Yo esperaría, a estas alturas y con tantos muertos cercanos, estar más acostumbrada a la muerte.
Me alegra no estarlo.
Cada vez que alguien muere hay que meterse a la biblioteca del cerebro –todos tenemos una, nomás que hay que recorrer un pasillo largo y oscuro, al final está el interruptor de la luz– y cerrar/cegar/segar el libro que escribías y leías de esa persona.
Depende de la juventud del muerto, tu cercanía y otras cosas, cerrar ese libro es más fácil o más difícil.
A veces de plano te rehusas a cerrarlo, a tu propio coste.
En otras ocasiones lo cierras pero abres otro donde continúas la historia, también a tu propio coste.

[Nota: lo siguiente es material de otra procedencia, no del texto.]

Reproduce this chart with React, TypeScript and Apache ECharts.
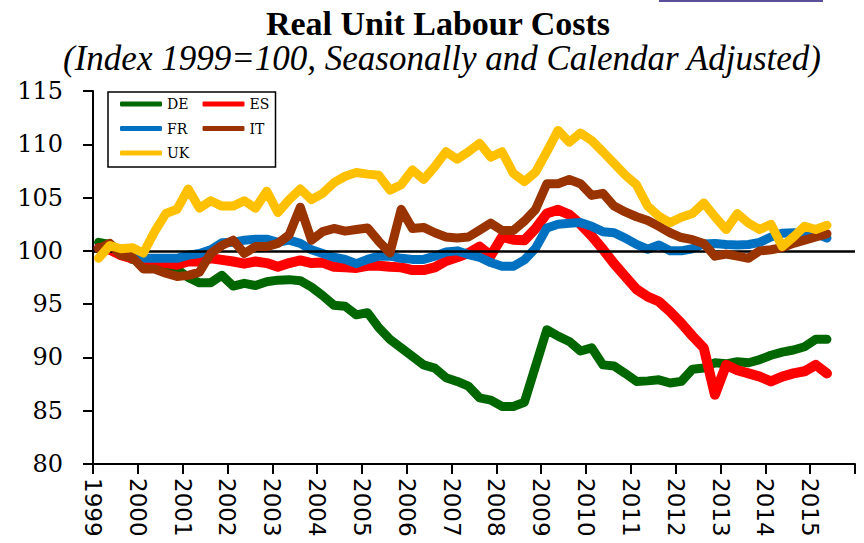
import React, { useEffect, useRef } from "react";
import * as echarts from "echarts";

const yearLabels = ["1999", "2000", "2001", "2002", "2003", "2004", "2005", "2006", "2007", "2008", "2009", "2010", "2011", "2012", "2013", "2014", "2015"];
const quartersOnAxis = 68;

const DE = [100.8, 100.6, 99.9, 99.2, 99.0, 98.9, 98.7, 98.3, 97.5, 97.0, 97.0, 97.7, 96.7, 96.95, 96.75, 97.1, 97.25, 97.3, 97.2, 96.6, 95.8, 94.9, 94.8, 94.0, 94.2, 92.8, 91.7, 90.9, 90.1, 89.3, 89.0, 88.1, 87.75, 87.3, 86.2, 86.0, 85.4, 85.4, 85.8, 89.2, 92.6, 92.0, 91.5, 90.6, 90.9, 89.3, 89.2, 88.5, 87.75, 87.8, 87.9, 87.6, 87.75, 88.9, 89.0, 89.5, 89.4, 89.6, 89.5, 89.8, 90.2, 90.5, 90.7, 91.0, 91.7, 91.7];
const ES = [100.25, 100.1, 99.6, 99.3, 99.15, 99.0, 98.85, 98.7, 99.0, 99.0, 99.3, 99.15, 99.0, 98.8, 99.0, 98.85, 98.5, 98.85, 99.1, 98.85, 98.9, 98.5, 98.45, 98.4, 98.6, 98.6, 98.5, 98.45, 98.2, 98.2, 98.45, 99.05, 99.4, 99.8, 100.4, 99.55, 101.3, 101.05, 101.0, 102.1, 103.5, 103.85, 103.4, 102.5, 101.4, 100.15, 98.8, 97.6, 96.4, 95.7, 95.25, 94.3, 93.2, 92.0, 90.9, 86.5, 89.3, 88.8, 88.5, 88.2, 87.75, 88.2, 88.5, 88.7, 89.3, 88.5];
const FR = [100.2, 100.5, 99.75, 99.4, 99.3, 99.3, 99.3, 99.3, 99.6, 99.75, 100.1, 100.75, 100.8, 101.0, 101.1, 101.1, 100.8, 101.0, 100.7, 100.1, 99.75, 99.4, 99.2, 98.8, 99.2, 99.5, 99.5, 99.3, 99.2, 99.2, 99.5, 99.9, 100.0, 99.65, 99.4, 98.9, 98.55, 98.55, 99.15, 100.25, 102.15, 102.5, 102.6, 102.65, 102.3, 101.8, 101.7, 101.2, 100.6, 100.15, 100.55, 100.0, 100.0, 100.2, 100.65, 100.7, 100.6, 100.55, 100.6, 100.8, 101.3, 101.65, 101.7, 101.65, 101.65, 101.2];
const IT = [100.2, 100.7, 99.6, 99.4, 98.3, 98.3, 97.9, 97.6, 97.7, 98.0, 99.75, 100.5, 101.0, 99.75, 100.4, 100.4, 100.7, 101.5, 104.1, 101.0, 101.8, 102.1, 101.85, 102.0, 102.15, 100.9, 99.8, 103.9, 102.1, 102.2, 101.7, 101.3, 101.2, 101.3, 101.95, 102.6, 101.9, 101.9, 102.8, 103.9, 106.3, 106.3, 106.7, 106.3, 105.2, 105.4, 104.2, 103.65, 103.2, 102.85, 102.3, 101.7, 101.25, 101.05, 100.7, 99.5, 99.7, 99.5, 99.3, 100.0, 100.1, 100.3, 100.7, 101.0, 101.3, 101.6];
const UK = [99.3, 100.5, 100.2, 100.3, 99.8, 101.8, 103.5, 103.9, 105.8, 104.0, 104.7, 104.2, 104.2, 104.7, 104.0, 105.6, 103.6, 104.8, 105.8, 104.8, 105.4, 106.4, 107.0, 107.35, 107.2, 107.1, 105.7, 106.2, 107.6, 106.7, 107.9, 109.3, 108.6, 109.3, 110.1, 108.8, 109.3, 107.3, 106.5, 107.4, 109.3, 111.3, 110.2, 111.05, 110.35, 109.3, 108.2, 107.1, 106.2, 104.2, 103.25, 102.65, 103.15, 103.5, 104.5, 103.2, 102.0, 103.5, 102.6, 102.0, 102.5, 100.4, 101.3, 102.3, 102.0, 102.4];

const seriesNames = ["DE", "ES", "FR", "IT", "UK"];
const seriesValues = [DE, ES, FR, IT, UK];
const seriesColors = ["#006600", "#FF0000", "#0070C0", "#993300", "#FFC000"];
const seriesWidths = [9, 10, 9, 9, 9];

export default function App() {
  const ref = useRef<HTMLDivElement>(null);

  useEffect(() => {
    if (!ref.current) return;
    const chart = echarts.init(ref.current, null, { renderer: "svg" });

    const series: any[] = seriesNames.map((name, k) => ({
      name,
      type: "line",
      data: seriesValues[k].map((v, i) => [i + 0.5, v]),
      symbol: "none",
      smooth: false,
      lineStyle: { color: seriesColors[k], width: seriesWidths[k], cap: "round", join: "round" },
      itemStyle: { color: seriesColors[k] },
      z: 2 + k,
    }));
    series[series.length - 1].markLine = {
      silent: true,
      symbol: ["none", "none"],
      label: { show: false },
      lineStyle: { color: "#000", width: 2.5, type: "solid" },
      data: [{ yAxis: 100 }],
    };

    chart.setOption({
      animation: false,
      title: [
        {
          text: "Real Unit Labour Costs",
          left: 433,
          top: 1,
          textAlign: "center",
          textStyle: { fontFamily: "Liberation Serif", fontWeight: "bold", fontSize: 34, color: "#000" },
        },
        {
          text: "(Index 1999=100, Seasonally and Calendar Adjusted)",
          left: 437,
          top: 36,
          textAlign: "center",
          textStyle: { fontFamily: "Liberation Serif", fontStyle: "italic", fontWeight: "normal", fontSize: 35, color: "#000" },
        },
      ],
      graphic: [
        { type: "rect", shape: { x: 659, y: 0, width: 164, height: 2 }, style: { fill: "#5b4f9b" } },
      ],
      legend: {
        data: seriesNames,
        left: 108,
        top: 92,
        width: 160,
        orient: "horizontal",
        padding: [5, 1, 7, 12],
        itemGap: 10.5,
        itemWidth: 42,
        itemHeight: 5,
        icon: "roundRect",
        borderColor: "#000",
        borderWidth: 1.5,
        backgroundColor: "#fff",
        textStyle: { fontFamily: "DejaVu Serif", fontSize: 14, color: "#000", width: 25, lineHeight: 14 },
      },
      grid: { left: 93, right: 9, top: 91, bottom: 79, containLabel: false, outerBoundsMode: "none" },
      xAxis: {
        type: "value",
        min: 0,
        max: quartersOnAxis,
        interval: 4,
        axisLine: { show: true, lineStyle: { color: "#000", width: 2 } },
        axisTick: { show: true, length: 10, lineStyle: { color: "#000", width: 2 } },
        splitLine: { show: false },
        axisLabel: {
          rotate: -90,
          margin: 14,
          fontFamily: "DejaVu Sans",
          fontSize: 23,
          color: "#000",
          formatter: (v: number) => yearLabels[v / 4] ?? "",
        },
      },
      yAxis: {
        type: "value",
        min: 80,
        max: 115,
        interval: 5,
        axisLine: { show: true, lineStyle: { color: "#000", width: 2 } },
        axisTick: { show: true, length: 10, lineStyle: { color: "#000", width: 2 } },
        splitLine: { show: false },
        axisLabel: { margin: 30, fontFamily: "DejaVu Serif", fontSize: 24, color: "#000" },
      },
      series,
    });

    return () => chart.dispose();
  }, []);

  return <div ref={ref} style={{ position: "absolute", left: 0, top: 0, width: 864, height: 543 }} />;
}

Ahora murió mi tía que en realidad fue la única abuela que pude tener. En mi familia no les alcanzó para darme abuelos. Unos murieron mucho antes de que yo naciera y otros no figuraban para mí porque no quisieron.
Así que mi tía fue mi abuela. Su casa era la única ‘otra casa’ que yo tenía, donde podía esconderme un poco de mi madre, que es lo que uno hace en casa de sus abuelos, (casi). Sus escaleras de mármol salen en la novela que estoy escribiendo y de alguna forma, ella también.
Mi tía hacía la mejor cochinita pibil que he probado en el mundo y tenía en la pared del patio una enredadera de ‘centavito’ que me parecía fascinante. Cómo se agarraba aquella planta a la vida, cómo provenía de un sólo tallo y prosperaba a dos metros en todas direcciones, aferrada como cienpiés al muro. Yo quería a mi tía aunque era una mujer ruda, sobreviviente, como su hermana (mi mamá). Por todos sus hijos y sus historias ellas también eran ‘centavitas’. Al arrancarlas siempre te llevas un poco de pintura.
Lamento no haberle preguntado más a mi tía sobre cómo recordaba a mi madre. Lamento haber sido demasiado joven para preguntarle más a mi madre sobre mi tía. Sé que era guapa, sus fotos lo decían claramente.
Sé que crió a la mayoría de sus nietos después de haber semi criado a mi mamá y a mi hermana también.
Era en buena parte mi abuela, cómo no. La única que tuve. Y siento su muerte.